The City Council’s decision has created controversy in large part because it could benefit Zappone. He won election to the City Council in 2021 by 262 votes – a 1.3% margin of victory – over his conservative opponent Mike Lish.
City Council members never said before Monday’s meeting that they were leaning against the redistricting board’s recommendation.
But some people intuited the decision was coming anyway. The Spokane Association of Realtors and Spokane County Republican Party urged people to speak in opposition to Map 2, as did Mayor Nadine Woodward as part of a re-election campaign email.
Dozens gave testimony Monday night, with many of them reading from prepared statements and arguing that Zappone’s participation in the redistricting process was unethical.
The comments weren’t all civil.
“Council members, don’t spit on me and tell me it’s raining,” said Tyler Giuliacci, who worked as a manager and consultant on Lish’s campaign.
Map 1 proponents accused City Council members of partisanship and ignoring the will of the people.
“Map No. 2, let’s call it, essentially cherry picks a number of the richest Democratic districts and precincts and slides them into District 3,” said Darin Watkins, government affairs director for the Spokane Association of Realtors. “This is gerrymandering.”
Most of the testimony was in support of Map 1, but Map 2 also had a fair share of backers. Several commenters made a case for keeping neighborhoods intact.
“Divide and conquer is kind of the rule in politics,” said Jim Dawson, a program director with Fuse Washington. “When you divide a neighborhood, it means you have less influence with any of your elected officials, even if you have more of them.”
After more than an hour of public comment, City Councilwoman Betsy Wilkerson motioned to amend the proposed ordinance and select Map 2.
“Contrary to what’s been said, I really am putting people over party,” Wilkerson said. “Communities and neighborhoods are what’s important in District 2 and all of these neighborhoods that would be split are in District 2.”
City Council members Lori Kinnear, Karen Stratton and Wilkerson, as well as City Council President Breean Beggs, voted in favor of the amendment. Council members Michael Cathcart and Jonathan Bingle voted against it.
“There’s been a lot of talk about me in this process, so I just wanted to remove myself from the process,” he said Monday night.
Bingle said he thinks Map 1 is clearly better. He made a point on Monday night of reading aloud Washington’s redistricting law.

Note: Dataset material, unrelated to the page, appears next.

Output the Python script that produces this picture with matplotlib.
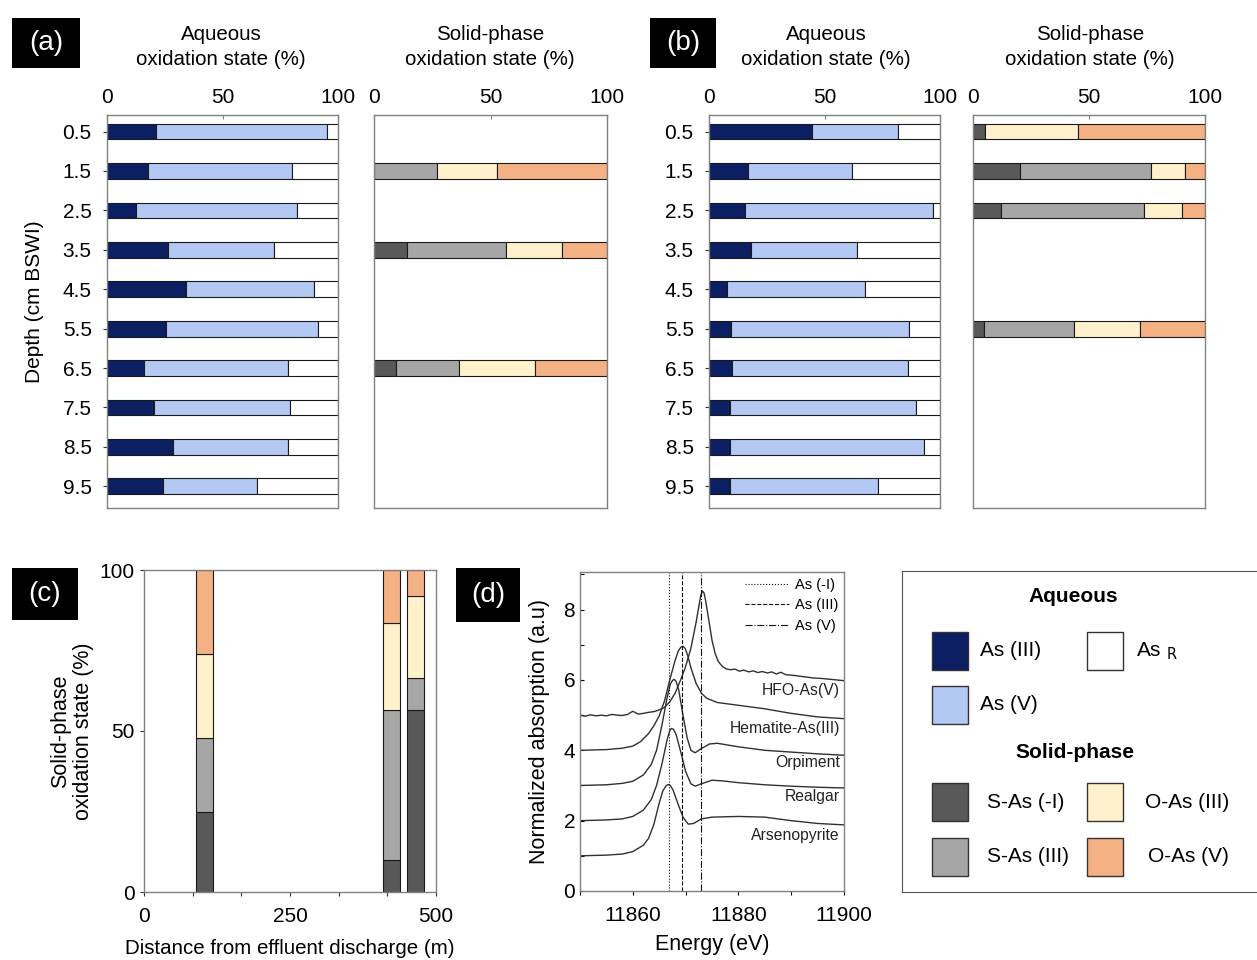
import matplotlib
matplotlib.use('Agg')
import matplotlib.pyplot as plt
from matplotlib.patches import Rectangle
import numpy as np

plt.rcParams['font.family'] = ['Liberation Sans', 'DejaVu Sans']
plt.rcParams['mathtext.default'] = 'regular'

W, H = 1257, 960

# colours
col_as3 = '#0b1f62'
col_as5 = '#b4c8f4'
col_asr = '#ffffff'
col_sm1 = '#595959'
col_s3 = '#a6a6a6'
col_o3 = '#fff1cc'
col_o5 = '#f4b183'
spine_c = '#808080'

depth_labels = ['0.5', '1.5', '2.5', '3.5', '4.5', '5.5', '6.5', '7.5', '8.5', '9.5']
depths = np.array([0.5, 1.5, 2.5, 3.5, 4.5, 5.5, 6.5, 7.5, 8.5, 9.5])

# (a) aqueous fractions (%)
a_as3 = np.array([21.4, 17.6, 12.6, 26.2, 34.2, 25.5, 16.2, 20.2, 28.7, 24.4])
a_as5 = np.array([73.8, 62.4, 69.8, 46.1, 55.5, 66.0, 62.3, 59.1, 49.8, 40.4])
a_asr = np.array([4.8, 20.0, 17.6, 27.7, 10.3, 8.5, 21.5, 20.7, 21.5, 35.2])

# (a) solid-phase fractions (%)
a_sol_depth = np.array([1.5, 3.5, 6.5])
a_sm1 = np.array([0.0, 14.3, 9.5])
a_s3 = np.array([26.9, 42.4, 27.1])
a_o3 = np.array([25.9, 24.0, 32.7])
a_o5 = np.array([47.2, 19.3, 30.7])

# (b) aqueous fractions (%)
b_as3 = np.array([44.6, 17.0, 15.5, 18.2, 7.8, 9.7, 10.0, 9.2, 9.0, 9.2])
b_as5 = np.array([37.4, 45.1, 81.4, 45.7, 59.9, 77.0, 76.2, 80.3, 84.2, 63.8])
b_asr = np.array([18.0, 37.9, 3.1, 36.1, 32.3, 13.3, 13.8, 10.5, 6.8, 27.0])

# (b) solid-phase fractions (%)
b_sol_depth = np.array([0.5, 1.5, 2.5, 5.5])
b_sm1 = np.array([5.1, 20.1, 12.1, 4.6])
b_s3 = np.array([0.0, 56.8, 61.5, 38.8])
b_o3 = np.array([40.3, 14.4, 16.7, 28.7])
b_o5 = np.array([54.6, 8.7, 9.7, 27.9])

# (c) solid phase vs distance
c_dist = np.array([104, 424, 465])
c_sm1 = np.array([24.8, 10.0, 56.4])
c_s3 = np.array([22.9, 46.4, 10.0])
c_o3 = np.array([26.1, 27.1, 25.6])
c_o5 = np.array([26.2, 16.5, 8.0])

# (d) XANES reference spectra
e_hfo = [11850, 11851, 11852, 11853, 11854, 11855, 11856, 11857, 11858, 11859,
         11860, 11861, 11862, 11863, 11864, 11865, 11866, 11867, 11868, 11869,
         11870, 11871, 11872, 11872.6, 11872.9, 11873.2, 11873.5, 11873.8, 11874.4, 11875,
         11875.6, 11876.2, 11877, 11877.8, 11878.5, 11879.3, 11880.2, 11881, 11882, 11882.8,
         11883.7, 11884.5, 11885.5, 11886.3, 11887.2, 11888, 11889, 11890.5, 11892, 11894,
         11896, 11898, 11900]
y_hfo = [5.00, 4.97, 5.01, 4.98, 5.00, 4.98, 5.02, 5.00, 4.99, 5.02,
         5.11, 5.03, 5.05, 5.08, 5.10, 5.15, 5.22, 5.38, 5.62, 5.98,
         6.38, 6.90, 7.65, 8.17, 8.42, 8.53, 8.47, 8.25, 7.70, 7.13,
         6.75, 6.52, 6.38, 6.31, 6.29, 6.31, 6.25, 6.28, 6.23, 6.26,
         6.21, 6.24, 6.20, 6.23, 6.17, 6.22, 6.15, 6.13, 6.10, 6.06,
         6.04, 6.01, 5.98]

e_hem = [11850, 11855, 11858, 11860, 11861.5, 11863, 11864, 11865, 11866, 11867,
         11868, 11868.6, 11869.1, 11869.5, 11869.9, 11870.4, 11871, 11872, 11873, 11874,
         11876, 11878, 11880, 11885, 11890, 11895, 11900]
y_hem = [4.0, 4.02, 4.06, 4.12, 4.25, 4.48, 4.7, 4.98, 5.4, 6.0,
         6.55, 6.82, 6.93, 6.96, 6.9, 6.7, 6.35, 5.9, 5.62, 5.48,
         5.36, 5.32, 5.28, 5.18, 5.05, 4.95, 4.9]

e_orp = [11850, 11855, 11858, 11860, 11862, 11863.5, 11864.5, 11865.5, 11866.5, 11867.1,
         11867.5, 11867.8, 11868.2, 11868.7, 11869.5, 11870.3, 11871, 11871.8, 11873, 11874.5,
         11876, 11878, 11880, 11885, 11890, 11895, 11900]
y_orp = [3.0, 3.02, 3.06, 3.12, 3.3, 3.6, 4.0, 4.7, 5.5, 5.88,
         5.98, 6.02, 5.96, 5.72, 5.0, 4.35, 4.0, 3.93, 4.05, 4.18,
         4.2, 4.15, 4.1, 4.0, 3.95, 3.9, 3.86]

e_rea = [11850, 11855, 11858, 11860, 11862, 11863.5, 11864.5, 11865.5, 11866.5, 11867,
         11867.3, 11867.7, 11868.2, 11869, 11870, 11871, 11871.8, 11873, 11875, 11877,
         11880, 11885, 11890, 11895, 11900]
y_rea = [2.0, 2.02, 2.05, 2.12, 2.3, 2.6, 3.0, 3.6, 4.3, 4.56,
         4.62, 4.6, 4.45, 4.0, 3.4, 3.05, 2.98, 3.05, 3.15, 3.13,
         3.08, 3.02, 2.98, 2.95, 2.93]

e_apy = [11850, 11855, 11858, 11860, 11862, 11863, 11864, 11865, 11865.7, 11866.3,
         11866.7, 11867.1, 11867.6, 11868.5, 11869.5, 11870.5, 11871.5, 11873, 11875, 11880,
         11885, 11890, 11895, 11900]
y_apy = [1.0, 1.02, 1.05, 1.12, 1.3, 1.5, 1.9, 2.5, 2.85, 2.99,
         3.03, 3.0, 2.88, 2.5, 2.1, 1.9, 1.92, 2.05, 2.1, 2.12,
         2.1, 2.0, 1.92, 1.88]

spectra_names = ['HFO-As(V)', 'Hematite-As(III)', 'Orpiment', 'Realgar', 'Arsenopyrite']
spectra_label_y = [5.71, 4.62, 3.66, 2.68, 1.59]
edge_e = [11866.8, 11869.4, 11873.0]
edge_names = ['As (-I)', 'As (III)', 'As (V)']

FS = 15


def rect(x0, y0, x1, y1):
    return [x0 / W, 1 - y1 / H, (x1 - x0) / W, (y1 - y0) / H]


def frame(ax):
    for s in ax.spines.values():
        s.set_color(spine_c)
        s.set_linewidth(1.0)


def hstack(ax, rows, parts, cols):
    left = np.zeros(len(rows))
    for vals, c in zip(parts, cols):
        ax.barh(rows, vals, left=left, height=0.4, color=c,
                edgecolor='#1a1a1a', linewidth=0.8)
        left = left + vals


def depth_axes(x0, x1, show_y):
    ax = fig.add_axes(rect(x0, 115, x1, 508))
    ax.set_xlim(0, 100)
    ax.set_ylim(9.55, -0.42)
    ax.xaxis.tick_top()
    ax.set_xticks([0, 50, 100])
    ax.tick_params(axis='x', direction='in', length=3, labelsize=FS, pad=6, color=spine_c)
    ax.set_yticks(np.arange(10))
    if show_y:
        ax.set_yticklabels(depth_labels)
        ax.tick_params(axis='y', direction='out', length=3, labelsize=FS, pad=8, color='#333333')
    else:
        ax.set_yticks([])
    frame(ax)
    return ax


fig = plt.figure(figsize=(W / 100, H / 100), dpi=100)

aq_cols = [col_as3, col_as5, col_asr]
sol_cols = [col_sm1, col_s3, col_o3, col_o5]

# (a)
ax = depth_axes(107, 338, True)
hstack(ax, depths - 0.5, [a_as3, a_as5, a_asr], aq_cols)
ax = depth_axes(374, 607, False)
hstack(ax, a_sol_depth - 0.5, [a_sm1, a_s3, a_o3, a_o5], sol_cols)

# (b)
ax = depth_axes(709, 940, True)
hstack(ax, depths - 0.5, [b_as3, b_as5, b_asr], aq_cols)
ax = depth_axes(973, 1205, False)
hstack(ax, b_sol_depth - 0.5, [b_sm1, b_s3, b_o3, b_o5], sol_cols)

for cx in [221, 490, 826, 1090]:
    t = 'Aqueous\noxidation state (%)' if cx in (221, 826) else 'Solid-phase\noxidation state (%)'
    fig.text(cx / W, 1 - 47 / H, t, ha='center', va='center', fontsize=14.8, linespacing=1.45)

fig.text(35 / W, 1 - 302 / H, 'Depth (cm BSWI)', rotation=90, ha='center', va='center', fontsize=FS)

# (c)
ax = fig.add_axes(rect(144, 570, 436, 892))
bottom = np.zeros(len(c_dist))
for vals, c in zip([c_sm1, c_s3, c_o3, c_o5], sol_cols):
    ax.bar(c_dist, vals, bottom=bottom, width=30, color=c, edgecolor='#1a1a1a', linewidth=0.8)
    bottom = bottom + vals
ax.set_xlim(0, 500)
ax.set_ylim(0, 100)
ax.set_xticks(np.arange(7) * 500 / 6)
ax.set_xticklabels(['0', '', '', '250', '', '', '500'])
ax.set_yticks([0, 50, 100])
ax.tick_params(direction='out', length=3, labelsize=FS, color='#333333')
ax.tick_params(axis='x', pad=8)
frame(ax)
ax.set_ylabel('Solid-phase\noxidation state (%)', fontsize=15.5, labelpad=4, linespacing=1.15)
ax.set_xlabel('Distance from effluent discharge (m)', fontsize=14.8, labelpad=9)

# (d)
ax = fig.add_axes(rect(580, 572, 844, 891))
for e, y in [(e_hfo, y_hfo), (e_hem, y_hem), (e_orp, y_orp), (e_rea, y_rea), (e_apy, y_apy)]:
    ax.plot(e, y, color='#303030', linewidth=1.0)
for name, ly in zip(spectra_names, spectra_label_y):
    ax.text(11899.2, ly, name, ha='right', va='center', fontsize=11.3, color='#222222')
for e, ls, name in zip(edge_e, [':', '--', '-.'], edge_names):
    ax.axvline(e, color='#111111', linestyle=ls, linewidth=0.8, label=name)
ax.legend(loc='upper right', frameon=False, fontsize=10.5, handlelength=3,
          labelspacing=0.45, borderaxespad=0.0, handletextpad=0.4)
ax.set_xlim(11850, 11900)
ax.set_ylim(0, 9.07)
ax.set_xticks([11850, 11860, 11870, 11880, 11890, 11900])
ax.set_xticklabels(['', '11860', '', '11880', '', '11900'])
ax.set_yticks(np.arange(10))
ax.set_yticklabels(['0', '', '2', '', '4', '', '6', '', '8', ''])
ax.tick_params(axis='x', direction='out', length=3, labelsize=FS, pad=8)
ax.tick_params(axis='y', direction='in', length=3, labelsize=FS)
frame(ax)
ax.set_xlabel('Energy (eV)', fontsize=15.5, labelpad=6)
ax.set_ylabel('Normalized absorption (a.u)', fontsize=15.5, labelpad=10)

# panel labels
for lab, x0, y0, x1, y1 in [('(a)', 12, 18, 80, 68), ('(b)', 650, 18, 716, 68),
                            ('(c)', 12, 568, 78, 620), ('(d)', 456, 568, 520, 622)]:
    fig.patches.append(Rectangle((x0 / W, 1 - y1 / H), (x1 - x0) / W, (y1 - y0) / H,
                                 transform=fig.transFigure, facecolor='black', edgecolor='none'))
    fig.text((x0 + x1) / 2 / W, 1 - (y0 + y1) / 2 / H, lab, color='white',
             ha='center', va='center', fontsize=20)

# legend box
lg = fig.add_axes(rect(902, 571, 1265, 892))
lg.set_xlim(902, 1265)
lg.set_ylim(892, 571)
lg.set_xticks([])
lg.set_yticks([])
for s in lg.spines.values():
    s.set_color('#555555')
lg.text(1073, 597, 'Aqueous', ha='center', va='center', fontsize=15, fontweight='bold')
lg.text(1075, 753, 'Solid-phase', ha='center', va='center', fontsize=15, fontweight='bold')
items = [(932, 632, col_as3, 'As (III)', 980), (1087, 632, col_asr, 'As $_{\\rm R}$', 1136),
         (932, 686, col_as5, 'As (V)', 980),
         (932, 783, col_sm1, 'S-As (-I)', 987), (1087, 783, col_o3, 'O-As (III)', 1145),
         (932, 838, col_s3, 'S-As (III)', 987), (1087, 838, col_o5, 'O-As (V)', 1148)]
for x, y, c, t, tx in items:
    lg.add_patch(Rectangle((x, y), 36, 38, facecolor=c, edgecolor='#333333', linewidth=1.0))
    lg.text(tx, y + 19, t, ha='left', va='center', fontsize=15)

fig.savefig('out.png', dpi=100, facecolor='white')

State law requires districts to be equal in population. Districts have to be compact, without any odd appendages or cutouts, and adhere to natural boundaries. They can’t favor any race or political party. Communities of interest, such as neighborhoods, have to be kept together as much as possible.
Map 1 is superior by nearly every one of those criteria, Bingle said.
The northeast Spokane councilman said he believes Map 2 is gerrymandered.
“I think it’s really hard to look at that map and not see it drawn because of its political implications,” he said.
Bingle also said it was inappropriate for Zappone to have drawn a map and presented it to the redistricting board.
Zappone, who was chosen by the City Council as an adviser to the redistricting board, defended his participation in the redistricting process. He said Map 2 is the only one that complied with state law while also taking into account public feedback.
He stressed that Friedlander, Beebe-Stevens and Thomas unanimously approved Map 2 as one of their final four selections. He also said that Beebe-Stevens drew a map that was identical to his. In hindsight, Zappone said, the Beebe-Stevens version should have been included in the final four to avoid any appearance of a conflict of interest.
Zappone said members of the public who commented during the redistricting process said neighborhoods should be kept together and downtown Spokane should be split three ways.
“The No. 1 feedback that we got in the process before it got more political was, ‘Don’t divide the neighborhood councils and those communities of interest,’ ” he said.
Zappone said he didn’t consider whether Map 2 would affect the outcome of future District 3 elections.
“Maps don’t determine the outcome of an election, it’s the candidate, the campaign and how you govern,” he said.
The City Council won’t technically approve the final map until Nov. 7, but Monday’s decision was effectively final because state law gives the city a Nov. 15 deadline to finish the redistricting process.
Assistant City Attorney Mike Piccolo explained that the council has to give the public one week’s notice before voting on its redistricting plan. If the City Council makes an amendment to the plan, it can’t finalize it until a week later.
The council isn’t meeting on Halloween. That leaves two meetings before Nov. 15. Piccolo said making a change on Nov. 7 would be risky.
“I’m afraid that you’re not going to meet that one-week requirement,” he said. “It could be just a number of hours or minutes, but I would not want to put the council in that position to create a legal challenge to your decision.”
Correspondent Jim Camden contributed to this report.